WORK TO BE COMPLETED →
Set down all of the data that follows word for word, without the images.

· · · · ·

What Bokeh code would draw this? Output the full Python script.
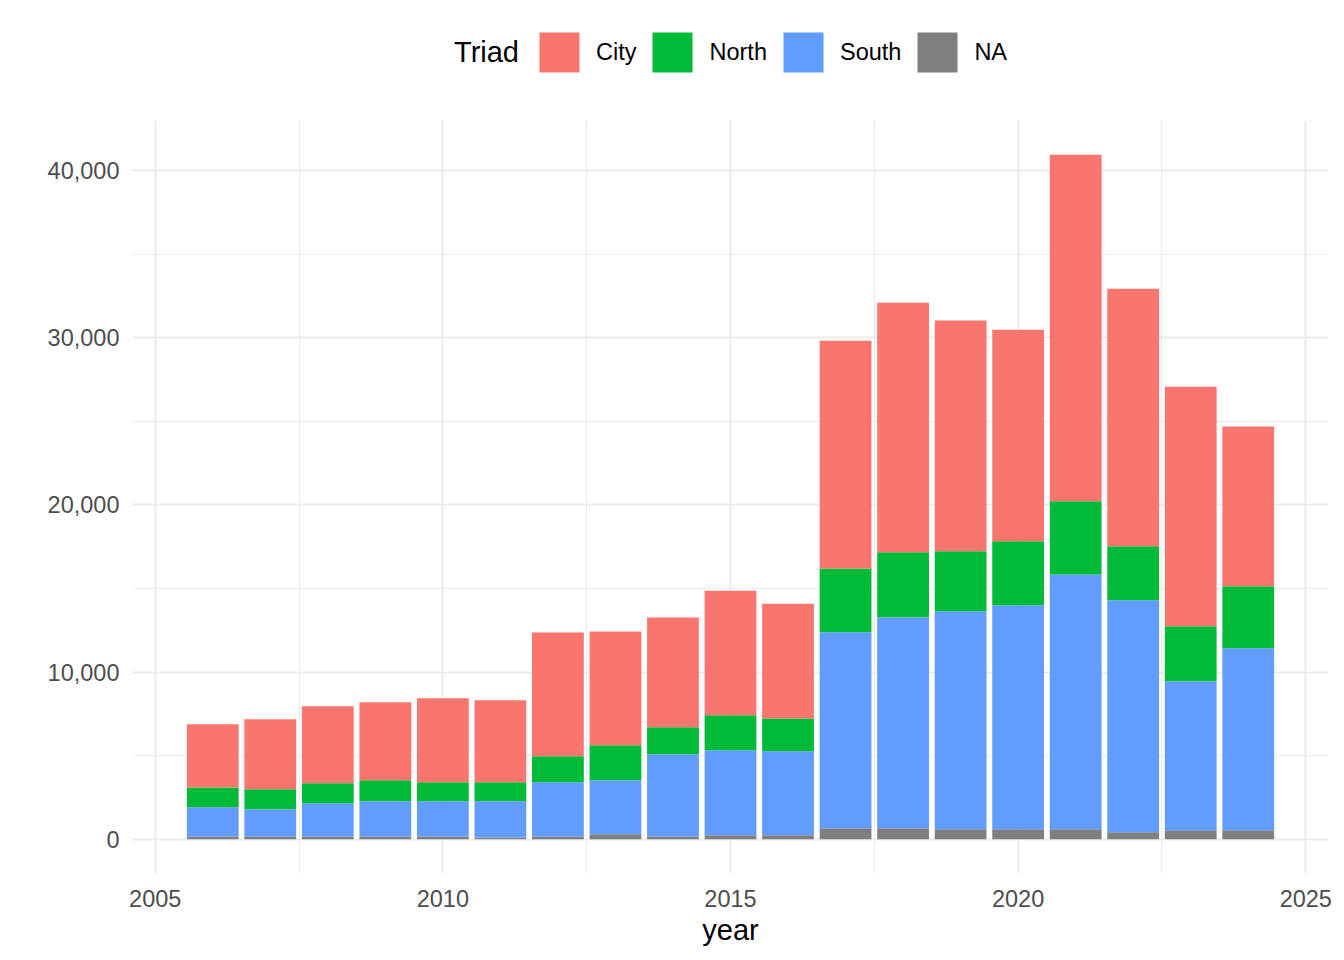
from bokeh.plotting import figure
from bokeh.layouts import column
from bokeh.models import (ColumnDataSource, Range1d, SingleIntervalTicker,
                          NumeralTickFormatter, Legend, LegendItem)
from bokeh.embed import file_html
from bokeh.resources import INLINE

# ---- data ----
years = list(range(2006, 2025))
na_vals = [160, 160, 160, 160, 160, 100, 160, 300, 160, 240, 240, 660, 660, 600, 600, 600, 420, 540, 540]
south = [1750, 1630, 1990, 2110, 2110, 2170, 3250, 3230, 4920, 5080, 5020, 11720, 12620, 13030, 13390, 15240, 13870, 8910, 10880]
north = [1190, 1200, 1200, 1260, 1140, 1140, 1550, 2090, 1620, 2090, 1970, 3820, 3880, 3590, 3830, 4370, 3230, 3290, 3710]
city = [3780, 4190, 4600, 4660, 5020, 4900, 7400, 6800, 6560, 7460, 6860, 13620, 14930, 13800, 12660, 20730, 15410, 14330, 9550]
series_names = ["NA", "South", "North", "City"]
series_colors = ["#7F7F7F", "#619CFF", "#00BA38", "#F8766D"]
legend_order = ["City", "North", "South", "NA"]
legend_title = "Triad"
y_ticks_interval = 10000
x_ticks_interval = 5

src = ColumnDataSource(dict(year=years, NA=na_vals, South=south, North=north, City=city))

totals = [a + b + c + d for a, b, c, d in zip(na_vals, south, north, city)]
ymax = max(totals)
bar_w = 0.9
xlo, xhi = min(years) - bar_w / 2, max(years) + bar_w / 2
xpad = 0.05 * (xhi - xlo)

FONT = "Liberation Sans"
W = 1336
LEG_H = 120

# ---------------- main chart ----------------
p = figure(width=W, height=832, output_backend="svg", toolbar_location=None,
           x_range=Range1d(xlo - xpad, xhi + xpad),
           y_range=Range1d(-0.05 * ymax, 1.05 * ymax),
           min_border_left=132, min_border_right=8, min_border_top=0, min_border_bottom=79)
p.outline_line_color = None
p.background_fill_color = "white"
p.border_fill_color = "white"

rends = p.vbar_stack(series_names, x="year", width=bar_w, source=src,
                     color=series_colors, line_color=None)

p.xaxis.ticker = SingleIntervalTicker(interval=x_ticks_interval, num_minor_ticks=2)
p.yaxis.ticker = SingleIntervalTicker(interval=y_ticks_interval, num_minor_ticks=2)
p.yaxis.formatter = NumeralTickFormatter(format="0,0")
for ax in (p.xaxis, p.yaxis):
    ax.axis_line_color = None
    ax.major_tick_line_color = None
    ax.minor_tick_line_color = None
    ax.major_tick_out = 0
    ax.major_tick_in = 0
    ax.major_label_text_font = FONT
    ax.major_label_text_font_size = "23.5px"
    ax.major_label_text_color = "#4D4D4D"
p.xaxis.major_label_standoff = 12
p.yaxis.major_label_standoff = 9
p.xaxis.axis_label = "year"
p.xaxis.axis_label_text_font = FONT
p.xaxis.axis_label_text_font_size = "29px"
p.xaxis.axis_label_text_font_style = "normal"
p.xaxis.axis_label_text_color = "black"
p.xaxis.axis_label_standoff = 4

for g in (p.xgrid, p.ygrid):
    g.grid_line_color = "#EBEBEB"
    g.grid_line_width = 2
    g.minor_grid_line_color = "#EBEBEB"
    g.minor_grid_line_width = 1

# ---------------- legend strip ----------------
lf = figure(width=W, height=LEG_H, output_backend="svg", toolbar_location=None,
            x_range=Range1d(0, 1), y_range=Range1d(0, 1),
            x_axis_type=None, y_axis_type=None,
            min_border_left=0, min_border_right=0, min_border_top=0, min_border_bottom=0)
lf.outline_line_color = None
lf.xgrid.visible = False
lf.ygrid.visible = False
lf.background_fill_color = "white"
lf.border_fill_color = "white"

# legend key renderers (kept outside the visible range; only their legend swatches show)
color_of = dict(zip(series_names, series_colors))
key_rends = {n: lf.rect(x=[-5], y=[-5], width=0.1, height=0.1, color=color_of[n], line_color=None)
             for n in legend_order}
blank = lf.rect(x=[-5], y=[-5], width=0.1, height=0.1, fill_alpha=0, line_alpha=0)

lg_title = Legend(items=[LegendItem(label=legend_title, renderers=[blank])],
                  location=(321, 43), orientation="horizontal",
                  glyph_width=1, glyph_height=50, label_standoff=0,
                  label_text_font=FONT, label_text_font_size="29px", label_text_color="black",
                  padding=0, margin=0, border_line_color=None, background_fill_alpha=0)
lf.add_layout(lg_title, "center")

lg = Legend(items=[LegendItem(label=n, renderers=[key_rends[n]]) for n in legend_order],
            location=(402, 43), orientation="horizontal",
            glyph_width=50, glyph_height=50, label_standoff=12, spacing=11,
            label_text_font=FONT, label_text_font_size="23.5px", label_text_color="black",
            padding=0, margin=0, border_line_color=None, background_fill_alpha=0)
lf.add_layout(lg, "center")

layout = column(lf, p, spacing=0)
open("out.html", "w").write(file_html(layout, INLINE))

· · · · ·

ANSWER TO THE TASK →
What Bokeh code would draw this? Output the full Python script.
from bokeh.plotting import figure
from bokeh.layouts import column
from bokeh.models import (ColumnDataSource, Range1d, SingleIntervalTicker,
                          NumeralTickFormatter, Legend, LegendItem)
from bokeh.embed import file_html
from bokeh.resources import INLINE

# ---- data ----
years = list(range(2006, 2025))
na_vals = [160, 160, 160, 160, 160, 100, 160, 300, 160, 240, 240, 660, 660, 600, 600, 600, 420, 540, 540]
south = [1750, 1630, 1990, 2110, 2110, 2170, 3250, 3230, 4920, 5080, 5020, 11720, 12620, 13030, 13390, 15240, 13870, 8910, 10880]
north = [1190, 1200, 1200, 1260, 1140, 1140, 1550, 2090, 1620, 2090, 1970, 3820, 3880, 3590, 3830, 4370, 3230, 3290, 3710]
city = [3780, 4190, 4600, 4660, 5020, 4900, 7400, 6800, 6560, 7460, 6860, 13620, 14930, 13800, 12660, 20730, 15410, 14330, 9550]
series_names = ["NA", "South", "North", "City"]
series_colors = ["#7F7F7F", "#619CFF", "#00BA38", "#F8766D"]
legend_order = ["City", "North", "South", "NA"]
legend_title = "Triad"
y_ticks_interval = 10000
x_ticks_interval = 5

src = ColumnDataSource(dict(year=years, NA=na_vals, South=south, North=north, City=city))

totals = [a + b + c + d for a, b, c, d in zip(na_vals, south, north, city)]
ymax = max(totals)
bar_w = 0.9
xlo, xhi = min(years) - bar_w / 2, max(years) + bar_w / 2
xpad = 0.05 * (xhi - xlo)

FONT = "Liberation Sans"
W = 1336
LEG_H = 120

# ---------------- main chart ----------------
p = figure(width=W, height=832, output_backend="svg", toolbar_location=None,
           x_range=Range1d(xlo - xpad, xhi + xpad),
           y_range=Range1d(-0.05 * ymax, 1.05 * ymax),
           min_border_left=132, min_border_right=8, min_border_top=0, min_border_bottom=79)
p.outline_line_color = None
p.background_fill_color = "white"
p.border_fill_color = "white"

rends = p.vbar_stack(series_names, x="year", width=bar_w, source=src,
                     color=series_colors, line_color=None)

p.xaxis.ticker = SingleIntervalTicker(interval=x_ticks_interval, num_minor_ticks=2)
p.yaxis.ticker = SingleIntervalTicker(interval=y_ticks_interval, num_minor_ticks=2)
p.yaxis.formatter = NumeralTickFormatter(format="0,0")
for ax in (p.xaxis, p.yaxis):
    ax.axis_line_color = None
    ax.major_tick_line_color = None
    ax.minor_tick_line_color = None
    ax.major_tick_out = 0
    ax.major_tick_in = 0
    ax.major_label_text_font = FONT
    ax.major_label_text_font_size = "23.5px"
    ax.major_label_text_color = "#4D4D4D"
p.xaxis.major_label_standoff = 12
p.yaxis.major_label_standoff = 9
p.xaxis.axis_label = "year"
p.xaxis.axis_label_text_font = FONT
p.xaxis.axis_label_text_font_size = "29px"
p.xaxis.axis_label_text_font_style = "normal"
p.xaxis.axis_label_text_color = "black"
p.xaxis.axis_label_standoff = 4

for g in (p.xgrid, p.ygrid):
    g.grid_line_color = "#EBEBEB"
    g.grid_line_width = 2
    g.minor_grid_line_color = "#EBEBEB"
    g.minor_grid_line_width = 1

# ---------------- legend strip ----------------
lf = figure(width=W, height=LEG_H, output_backend="svg", toolbar_location=None,
            x_range=Range1d(0, 1), y_range=Range1d(0, 1),
            x_axis_type=None, y_axis_type=None,
            min_border_left=0, min_border_right=0, min_border_top=0, min_border_bottom=0)
lf.outline_line_color = None
lf.xgrid.visible = False
lf.ygrid.visible = False
lf.background_fill_color = "white"
lf.border_fill_color = "white"

# legend key renderers (kept outside the visible range; only their legend swatches show)
color_of = dict(zip(series_names, series_colors))
key_rends = {n: lf.rect(x=[-5], y=[-5], width=0.1, height=0.1, color=color_of[n], line_color=None)
             for n in legend_order}
blank = lf.rect(x=[-5], y=[-5], width=0.1, height=0.1, fill_alpha=0, line_alpha=0)

lg_title = Legend(items=[LegendItem(label=legend_title, renderers=[blank])],
                  location=(321, 43), orientation="horizontal",
                  glyph_width=1, glyph_height=50, label_standoff=0,
                  label_text_font=FONT, label_text_font_size="29px", label_text_color="black",
                  padding=0, margin=0, border_line_color=None, background_fill_alpha=0)
lf.add_layout(lg_title, "center")

lg = Legend(items=[LegendItem(label=n, renderers=[key_rends[n]]) for n in legend_order],
            location=(402, 43), orientation="horizontal",
            glyph_width=50, glyph_height=50, label_standoff=12, spacing=11,
            label_text_font=FONT, label_text_font_size="23.5px", label_text_color="black",
            padding=0, margin=0, border_line_color=None, background_fill_alpha=0)
lf.add_layout(lg, "center")

layout = column(lf, p, spacing=0)
open("out.html", "w").write(file_html(layout, INLINE))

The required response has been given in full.